## Dataset section

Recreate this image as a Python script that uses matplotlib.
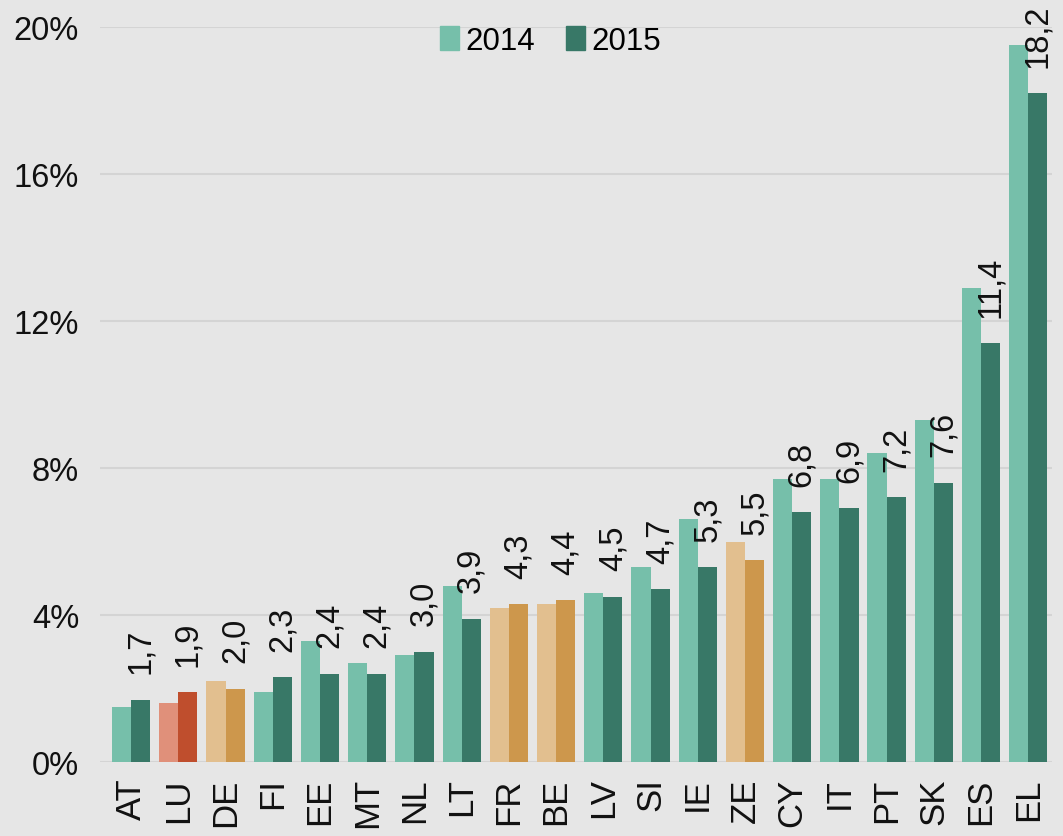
import matplotlib
matplotlib.use("Agg")
import matplotlib.pyplot as plt
import numpy as np
from matplotlib.patches import Patch

plt.rcParams['font.family'] = ['Liberation Sans', 'DejaVu Sans']

countries = ["AT", "LU", "DE", "FI", "EE", "MT", "NL", "LT", "FR", "BE",
             "LV", "SI", "IE", "ZE", "CY", "IT", "PT", "SK", "ES", "EL"]
v2014 = [1.5, 1.6, 2.2, 1.9, 3.3, 2.7, 2.9, 4.8, 4.2, 4.3,
         4.6, 5.3, 6.6, 6.0, 7.7, 7.7, 8.4, 9.3, 12.9, 19.5]
v2015 = [1.7, 1.9, 2.0, 2.3, 2.4, 2.4, 3.0, 3.9, 4.3, 4.4,
         4.5, 4.7, 5.3, 5.5, 6.8, 6.9, 7.2, 7.6, 11.4, 18.2]
yticks = [0, 4, 8, 12, 16, 20]
ytick_labels = ["0%", "4%", "8%", "12%", "16%", "20%"]

teal_light, teal_dark = "#76BFAA", "#387867"
red_light, red_dark = "#E0907A", "#BF4E2D"
tan_light, tan_dark = "#E2BF8F", "#CD974C"
special_red = {"LU"}
special_tan = {"DE", "FR", "BE", "ZE"}

c14, c15 = [], []
for c in countries:
    if c in special_red:
        c14.append(red_light); c15.append(red_dark)
    elif c in special_tan:
        c14.append(tan_light); c15.append(tan_dark)
    else:
        c14.append(teal_light); c15.append(teal_dark)

bg = "#E6E6E6"
fig = plt.figure(figsize=(10.63, 8.37), dpi=100, facecolor=bg)
ax = fig.add_axes([0.094, 0.0884, 0.896, 0.878], facecolor=bg)

x = np.arange(len(countries))
w = 0.405
ax.bar(x - w/2, v2014, width=w, color=c14, zorder=3)
ax.bar(x + w/2, v2015, width=w, color=c15, zorder=3)

for xi, v in zip(x, v2015):
    ax.annotate(f"{v:.1f}".replace(".", ","), xy=(xi + w/2, v),
                xytext=(0, 19), textcoords="offset points",
                rotation=90, ha="center", va="bottom", fontsize=23.5,
                color="#111111", annotation_clip=False)

ax.set_ylim(0, 20)
ax.set_xlim(-0.66, 19.51)
ax.set_yticks(yticks)
ax.set_yticklabels(ytick_labels)
ax.set_xticks(x)
ax.set_xticklabels(countries, rotation=90)
ax.tick_params(axis="y", length=0, pad=15, labelsize=23.5, labelcolor="#111111")
ax.tick_params(axis="x", length=0, pad=11, labelsize=25, labelcolor="#111111")
ax.grid(axis="y", color="#D4D4D4", linewidth=1.5, zorder=0)
for s in ax.spines.values():
    s.set_visible(False)

handles = [Patch(color=teal_light, label="2014"), Patch(color=teal_dark, label="2015")]
ax.legend(handles=handles, loc="upper center", bbox_to_anchor=(0.473, 1.04),
          ncol=2, frameon=False, fontsize=22.5, handlelength=0.6, handleheight=0.8,
          handletextpad=0.2, columnspacing=1.0)

fig.savefig("out.png", dpi=100, facecolor=bg)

## What you should do
Are you able to set down all the lines above exactly, without any pictures?

## Result of this task
Recreate this image as a Python script that uses matplotlib.
import matplotlib
matplotlib.use("Agg")
import matplotlib.pyplot as plt
import numpy as np
from matplotlib.patches import Patch

plt.rcParams['font.family'] = ['Liberation Sans', 'DejaVu Sans']

countries = ["AT", "LU", "DE", "FI", "EE", "MT", "NL", "LT", "FR", "BE",
             "LV", "SI", "IE", "ZE", "CY", "IT", "PT", "SK", "ES", "EL"]
v2014 = [1.5, 1.6, 2.2, 1.9, 3.3, 2.7, 2.9, 4.8, 4.2, 4.3,
         4.6, 5.3, 6.6, 6.0, 7.7, 7.7, 8.4, 9.3, 12.9, 19.5]
v2015 = [1.7, 1.9, 2.0, 2.3, 2.4, 2.4, 3.0, 3.9, 4.3, 4.4,
         4.5, 4.7, 5.3, 5.5, 6.8, 6.9, 7.2, 7.6, 11.4, 18.2]
yticks = [0, 4, 8, 12, 16, 20]
ytick_labels = ["0%", "4%", "8%", "12%", "16%", "20%"]

teal_light, teal_dark = "#76BFAA", "#387867"
red_light, red_dark = "#E0907A", "#BF4E2D"
tan_light, tan_dark = "#E2BF8F", "#CD974C"
special_red = {"LU"}
special_tan = {"DE", "FR", "BE", "ZE"}

c14, c15 = [], []
for c in countries:
    if c in special_red:
        c14.append(red_light); c15.append(red_dark)
    elif c in special_tan:
        c14.append(tan_light); c15.append(tan_dark)
    else:
        c14.append(teal_light); c15.append(teal_dark)

bg = "#E6E6E6"
fig = plt.figure(figsize=(10.63, 8.37), dpi=100, facecolor=bg)
ax = fig.add_axes([0.094, 0.0884, 0.896, 0.878], facecolor=bg)

x = np.arange(len(countries))
w = 0.405
ax.bar(x - w/2, v2014, width=w, color=c14, zorder=3)
ax.bar(x + w/2, v2015, width=w, color=c15, zorder=3)

for xi, v in zip(x, v2015):
    ax.annotate(f"{v:.1f}".replace(".", ","), xy=(xi + w/2, v),
                xytext=(0, 19), textcoords="offset points",
                rotation=90, ha="center", va="bottom", fontsize=23.5,
                color="#111111", annotation_clip=False)

ax.set_ylim(0, 20)
ax.set_xlim(-0.66, 19.51)
ax.set_yticks(yticks)
ax.set_yticklabels(ytick_labels)
ax.set_xticks(x)
ax.set_xticklabels(countries, rotation=90)
ax.tick_params(axis="y", length=0, pad=15, labelsize=23.5, labelcolor="#111111")
ax.tick_params(axis="x", length=0, pad=11, labelsize=25, labelcolor="#111111")
ax.grid(axis="y", color="#D4D4D4", linewidth=1.5, zorder=0)
for s in ax.spines.values():
    s.set_visible(False)

handles = [Patch(color=teal_light, label="2014"), Patch(color=teal_dark, label="2015")]
ax.legend(handles=handles, loc="upper center", bbox_to_anchor=(0.473, 1.04),
          ncol=2, frameon=False, fontsize=22.5, handlelength=0.6, handleheight=0.8,
          handletextpad=0.2, columnspacing=1.0)

fig.savefig("out.png", dpi=100, facecolor=bg)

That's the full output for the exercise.